* _Exercise aim_: Return the material exactly, first line through the line containing "const curva = [colaIzq].concat(puntos, [colaDer]);", and nothing more. Pictures stay out.

* _Supplied data_:

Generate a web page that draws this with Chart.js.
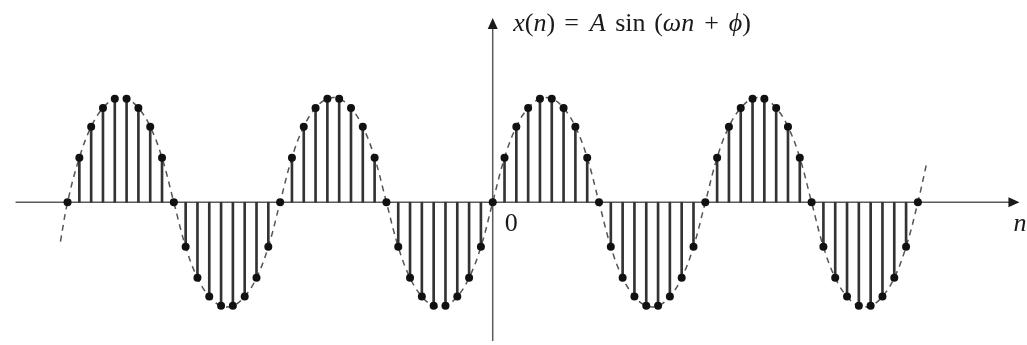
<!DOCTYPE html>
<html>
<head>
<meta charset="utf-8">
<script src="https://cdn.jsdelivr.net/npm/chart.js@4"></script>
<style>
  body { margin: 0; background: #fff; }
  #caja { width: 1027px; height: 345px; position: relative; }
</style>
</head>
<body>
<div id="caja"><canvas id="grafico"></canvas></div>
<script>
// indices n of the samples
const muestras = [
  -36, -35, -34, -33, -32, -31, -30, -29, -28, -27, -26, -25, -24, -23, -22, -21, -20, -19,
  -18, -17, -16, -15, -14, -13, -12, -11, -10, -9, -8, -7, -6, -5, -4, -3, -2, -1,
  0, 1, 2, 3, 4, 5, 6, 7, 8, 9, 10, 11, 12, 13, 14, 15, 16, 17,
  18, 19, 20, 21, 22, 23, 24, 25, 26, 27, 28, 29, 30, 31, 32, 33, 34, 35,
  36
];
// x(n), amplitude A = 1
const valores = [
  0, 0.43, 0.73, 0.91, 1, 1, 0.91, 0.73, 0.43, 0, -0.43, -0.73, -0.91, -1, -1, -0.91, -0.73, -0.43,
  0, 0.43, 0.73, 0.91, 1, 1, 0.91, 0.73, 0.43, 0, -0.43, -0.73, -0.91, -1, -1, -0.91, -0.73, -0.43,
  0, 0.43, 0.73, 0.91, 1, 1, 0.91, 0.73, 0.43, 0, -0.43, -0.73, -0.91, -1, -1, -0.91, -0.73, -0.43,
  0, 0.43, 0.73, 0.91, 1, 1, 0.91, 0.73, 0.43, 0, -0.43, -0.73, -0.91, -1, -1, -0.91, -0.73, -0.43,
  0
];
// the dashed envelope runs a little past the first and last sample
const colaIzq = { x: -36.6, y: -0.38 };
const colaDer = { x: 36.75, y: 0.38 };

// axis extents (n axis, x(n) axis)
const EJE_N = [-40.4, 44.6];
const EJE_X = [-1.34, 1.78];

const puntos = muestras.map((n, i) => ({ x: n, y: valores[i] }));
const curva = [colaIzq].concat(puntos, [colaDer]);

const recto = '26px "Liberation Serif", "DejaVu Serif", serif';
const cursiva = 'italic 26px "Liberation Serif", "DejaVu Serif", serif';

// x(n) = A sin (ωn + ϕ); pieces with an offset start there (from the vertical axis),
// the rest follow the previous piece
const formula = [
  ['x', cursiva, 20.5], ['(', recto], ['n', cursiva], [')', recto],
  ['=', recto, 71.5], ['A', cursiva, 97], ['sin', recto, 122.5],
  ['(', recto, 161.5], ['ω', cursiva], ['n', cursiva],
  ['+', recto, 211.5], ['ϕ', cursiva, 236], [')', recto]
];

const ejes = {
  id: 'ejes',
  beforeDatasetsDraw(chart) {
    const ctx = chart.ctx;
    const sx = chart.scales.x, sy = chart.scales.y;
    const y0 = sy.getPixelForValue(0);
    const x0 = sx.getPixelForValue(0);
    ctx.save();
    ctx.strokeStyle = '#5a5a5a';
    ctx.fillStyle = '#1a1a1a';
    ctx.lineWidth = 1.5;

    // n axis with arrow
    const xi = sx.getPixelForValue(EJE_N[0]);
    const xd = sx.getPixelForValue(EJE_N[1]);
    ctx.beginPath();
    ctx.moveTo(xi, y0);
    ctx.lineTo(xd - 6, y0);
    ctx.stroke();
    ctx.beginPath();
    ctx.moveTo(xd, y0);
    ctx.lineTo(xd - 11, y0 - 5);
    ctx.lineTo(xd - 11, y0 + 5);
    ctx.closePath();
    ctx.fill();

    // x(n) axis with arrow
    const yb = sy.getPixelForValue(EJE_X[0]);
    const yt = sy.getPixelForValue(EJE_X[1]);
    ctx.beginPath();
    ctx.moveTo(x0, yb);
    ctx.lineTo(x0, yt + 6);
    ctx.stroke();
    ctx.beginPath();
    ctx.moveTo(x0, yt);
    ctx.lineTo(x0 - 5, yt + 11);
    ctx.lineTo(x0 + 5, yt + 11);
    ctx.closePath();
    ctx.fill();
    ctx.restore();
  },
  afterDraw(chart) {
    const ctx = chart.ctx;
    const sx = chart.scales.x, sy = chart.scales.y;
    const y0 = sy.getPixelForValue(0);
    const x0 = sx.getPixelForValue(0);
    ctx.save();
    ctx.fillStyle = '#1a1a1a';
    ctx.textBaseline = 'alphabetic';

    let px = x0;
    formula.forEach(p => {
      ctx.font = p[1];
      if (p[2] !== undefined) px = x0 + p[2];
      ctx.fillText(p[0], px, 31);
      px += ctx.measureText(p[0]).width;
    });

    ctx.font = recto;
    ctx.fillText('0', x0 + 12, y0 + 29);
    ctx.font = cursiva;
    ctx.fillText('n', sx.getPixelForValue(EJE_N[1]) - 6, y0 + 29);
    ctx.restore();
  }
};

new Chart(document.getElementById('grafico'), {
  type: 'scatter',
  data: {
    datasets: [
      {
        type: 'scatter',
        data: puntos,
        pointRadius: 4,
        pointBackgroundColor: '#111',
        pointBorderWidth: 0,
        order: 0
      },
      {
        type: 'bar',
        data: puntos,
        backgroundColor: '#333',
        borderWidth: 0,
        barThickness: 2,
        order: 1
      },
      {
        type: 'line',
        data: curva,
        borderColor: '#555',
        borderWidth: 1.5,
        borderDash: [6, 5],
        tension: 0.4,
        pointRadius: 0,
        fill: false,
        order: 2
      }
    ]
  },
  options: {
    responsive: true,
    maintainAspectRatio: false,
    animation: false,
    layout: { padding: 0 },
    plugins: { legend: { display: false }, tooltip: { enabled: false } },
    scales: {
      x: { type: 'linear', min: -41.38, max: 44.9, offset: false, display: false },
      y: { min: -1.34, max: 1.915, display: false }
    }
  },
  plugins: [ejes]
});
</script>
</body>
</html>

* _Finished task_:
Generate a web page that draws this with Chart.js.
<!DOCTYPE html>
<html>
<head>
<meta charset="utf-8">
<script src="https://cdn.jsdelivr.net/npm/chart.js@4"></script>
<style>
  body { margin: 0; background: #fff; }
  #caja { width: 1027px; height: 345px; position: relative; }
</style>
</head>
<body>
<div id="caja"><canvas id="grafico"></canvas></div>
<script>
// indices n of the samples
const muestras = [
  -36, -35, -34, -33, -32, -31, -30, -29, -28, -27, -26, -25, -24, -23, -22, -21, -20, -19,
  -18, -17, -16, -15, -14, -13, -12, -11, -10, -9, -8, -7, -6, -5, -4, -3, -2, -1,
  0, 1, 2, 3, 4, 5, 6, 7, 8, 9, 10, 11, 12, 13, 14, 15, 16, 17,
  18, 19, 20, 21, 22, 23, 24, 25, 26, 27, 28, 29, 30, 31, 32, 33, 34, 35,
  36
];
// x(n), amplitude A = 1
const valores = [
  0, 0.43, 0.73, 0.91, 1, 1, 0.91, 0.73, 0.43, 0, -0.43, -0.73, -0.91, -1, -1, -0.91, -0.73, -0.43,
  0, 0.43, 0.73, 0.91, 1, 1, 0.91, 0.73, 0.43, 0, -0.43, -0.73, -0.91, -1, -1, -0.91, -0.73, -0.43,
  0, 0.43, 0.73, 0.91, 1, 1, 0.91, 0.73, 0.43, 0, -0.43, -0.73, -0.91, -1, -1, -0.91, -0.73, -0.43,
  0, 0.43, 0.73, 0.91, 1, 1, 0.91, 0.73, 0.43, 0, -0.43, -0.73, -0.91, -1, -1, -0.91, -0.73, -0.43,
  0
];
// the dashed envelope runs a little past the first and last sample
const colaIzq = { x: -36.6, y: -0.38 };
const colaDer = { x: 36.75, y: 0.38 };

// axis extents (n axis, x(n) axis)
const EJE_N = [-40.4, 44.6];
const EJE_X = [-1.34, 1.78];

const puntos = muestras.map((n, i) => ({ x: n, y: valores[i] }));
const curva = [colaIzq].concat(puntos, [colaDer]);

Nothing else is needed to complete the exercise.